Re: Coverage and a recent paper by L. Suto


From: "J.M. Seitz" <lists () bughunter ca>
Date: Mon, 29 Oct 2007 06:42:16 -0800

Honestly I don't think that the testing tools matter as much 
as the talent of their respective users. We've used a wide 
variety of tools and they're pretty much all "trying" to do 
the same thing. Automation == time savings && identification 
of low hanging fruit (not to mention false positives and 
false negatives). Automation != quality assessment && quality 
report, only talent can deliver that.

I agree wholeheartedly. However, I do think that you can get your automation
inside a QA cycle to the point where you are deep-diving and finding the
not-so-low-hanging fruit. This does require skill, budget and time to
achieve. Internally, I have used some tools under trial as "first pass"
scanners, to see what they found, and to be honest I wasn't overly
impressed. In the automation cycles I have helped develop, you first test to
the spec of the software (does it do what it's supposed to) and secondly you
test the corner cases (robustness). From personal experience, this has
worked wonders, and has measurably reduced the amount of bugs shipped.
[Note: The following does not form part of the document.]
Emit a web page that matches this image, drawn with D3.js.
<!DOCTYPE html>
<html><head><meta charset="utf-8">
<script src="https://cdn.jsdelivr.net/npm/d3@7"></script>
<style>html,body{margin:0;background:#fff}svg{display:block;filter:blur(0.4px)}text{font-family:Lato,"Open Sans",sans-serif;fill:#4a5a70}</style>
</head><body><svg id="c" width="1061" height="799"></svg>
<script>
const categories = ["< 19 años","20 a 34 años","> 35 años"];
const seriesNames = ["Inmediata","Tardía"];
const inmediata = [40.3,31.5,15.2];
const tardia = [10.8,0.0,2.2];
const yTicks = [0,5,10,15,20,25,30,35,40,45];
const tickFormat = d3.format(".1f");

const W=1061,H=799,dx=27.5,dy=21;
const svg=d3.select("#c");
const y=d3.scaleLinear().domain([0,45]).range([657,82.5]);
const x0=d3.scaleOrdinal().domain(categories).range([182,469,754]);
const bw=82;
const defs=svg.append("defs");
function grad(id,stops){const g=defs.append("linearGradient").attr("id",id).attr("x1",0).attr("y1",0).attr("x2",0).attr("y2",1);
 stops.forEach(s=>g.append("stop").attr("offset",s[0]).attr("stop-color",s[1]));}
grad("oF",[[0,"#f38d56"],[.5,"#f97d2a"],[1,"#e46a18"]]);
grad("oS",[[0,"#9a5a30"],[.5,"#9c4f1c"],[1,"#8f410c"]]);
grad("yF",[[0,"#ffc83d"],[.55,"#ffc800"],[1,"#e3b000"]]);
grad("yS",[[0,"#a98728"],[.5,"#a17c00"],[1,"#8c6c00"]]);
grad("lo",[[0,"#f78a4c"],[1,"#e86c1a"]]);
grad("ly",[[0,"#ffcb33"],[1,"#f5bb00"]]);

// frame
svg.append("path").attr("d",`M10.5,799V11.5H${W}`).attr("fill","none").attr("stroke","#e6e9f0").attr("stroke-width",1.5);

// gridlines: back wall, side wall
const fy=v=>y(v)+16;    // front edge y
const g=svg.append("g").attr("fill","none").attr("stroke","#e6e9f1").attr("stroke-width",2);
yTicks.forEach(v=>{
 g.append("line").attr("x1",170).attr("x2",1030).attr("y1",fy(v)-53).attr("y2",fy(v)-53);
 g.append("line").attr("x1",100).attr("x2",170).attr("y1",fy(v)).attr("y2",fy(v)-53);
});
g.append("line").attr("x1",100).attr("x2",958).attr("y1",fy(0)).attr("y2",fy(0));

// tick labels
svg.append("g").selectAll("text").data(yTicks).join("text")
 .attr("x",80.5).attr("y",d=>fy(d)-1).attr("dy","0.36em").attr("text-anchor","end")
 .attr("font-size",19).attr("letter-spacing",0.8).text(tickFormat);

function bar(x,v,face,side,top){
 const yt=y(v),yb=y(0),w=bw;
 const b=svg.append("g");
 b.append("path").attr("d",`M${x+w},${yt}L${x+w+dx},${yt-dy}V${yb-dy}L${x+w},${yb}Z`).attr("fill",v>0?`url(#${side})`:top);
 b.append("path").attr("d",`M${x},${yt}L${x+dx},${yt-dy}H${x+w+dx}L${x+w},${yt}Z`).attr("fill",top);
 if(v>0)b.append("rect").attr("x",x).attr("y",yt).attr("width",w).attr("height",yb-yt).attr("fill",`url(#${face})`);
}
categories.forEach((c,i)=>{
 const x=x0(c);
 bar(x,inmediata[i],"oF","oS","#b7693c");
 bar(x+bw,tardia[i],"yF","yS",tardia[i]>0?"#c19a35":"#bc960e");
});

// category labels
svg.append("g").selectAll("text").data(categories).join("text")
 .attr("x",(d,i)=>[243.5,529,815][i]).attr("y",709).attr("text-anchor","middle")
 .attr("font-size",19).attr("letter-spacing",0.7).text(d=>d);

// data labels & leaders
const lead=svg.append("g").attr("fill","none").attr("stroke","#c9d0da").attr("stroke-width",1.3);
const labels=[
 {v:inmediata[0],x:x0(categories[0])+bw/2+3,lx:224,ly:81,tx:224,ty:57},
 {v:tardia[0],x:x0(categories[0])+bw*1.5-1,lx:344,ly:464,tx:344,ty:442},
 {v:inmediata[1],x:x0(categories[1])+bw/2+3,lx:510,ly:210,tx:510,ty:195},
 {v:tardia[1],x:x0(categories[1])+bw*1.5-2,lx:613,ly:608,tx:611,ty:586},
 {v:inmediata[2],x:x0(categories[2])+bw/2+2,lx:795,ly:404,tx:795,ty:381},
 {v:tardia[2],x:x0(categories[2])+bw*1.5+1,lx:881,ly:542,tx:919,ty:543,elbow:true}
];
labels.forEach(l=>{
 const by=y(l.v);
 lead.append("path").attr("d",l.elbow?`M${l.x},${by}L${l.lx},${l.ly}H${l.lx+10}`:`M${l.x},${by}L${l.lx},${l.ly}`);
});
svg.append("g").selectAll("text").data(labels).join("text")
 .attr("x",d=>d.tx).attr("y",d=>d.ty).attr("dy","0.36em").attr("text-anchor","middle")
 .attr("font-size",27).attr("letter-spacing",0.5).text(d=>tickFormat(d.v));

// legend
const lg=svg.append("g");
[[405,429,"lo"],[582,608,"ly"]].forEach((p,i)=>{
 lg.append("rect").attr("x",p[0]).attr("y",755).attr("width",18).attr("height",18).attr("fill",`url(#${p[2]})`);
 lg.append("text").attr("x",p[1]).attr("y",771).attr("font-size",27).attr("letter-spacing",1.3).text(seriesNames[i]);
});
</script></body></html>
I also think that we are going to start seeing some integration consulting
where software dev firms are going to begin hiring out for not only
asessments on their products, but integrators and tool builders that can
develop highly specific tools (fuzzers, scanners, etc.) that will integrate
directly into their QA/automation cycles. For the shops I have done this
for, I can tell you that there is no way that an out of the box solution
would have found as many bugs as a custom built one.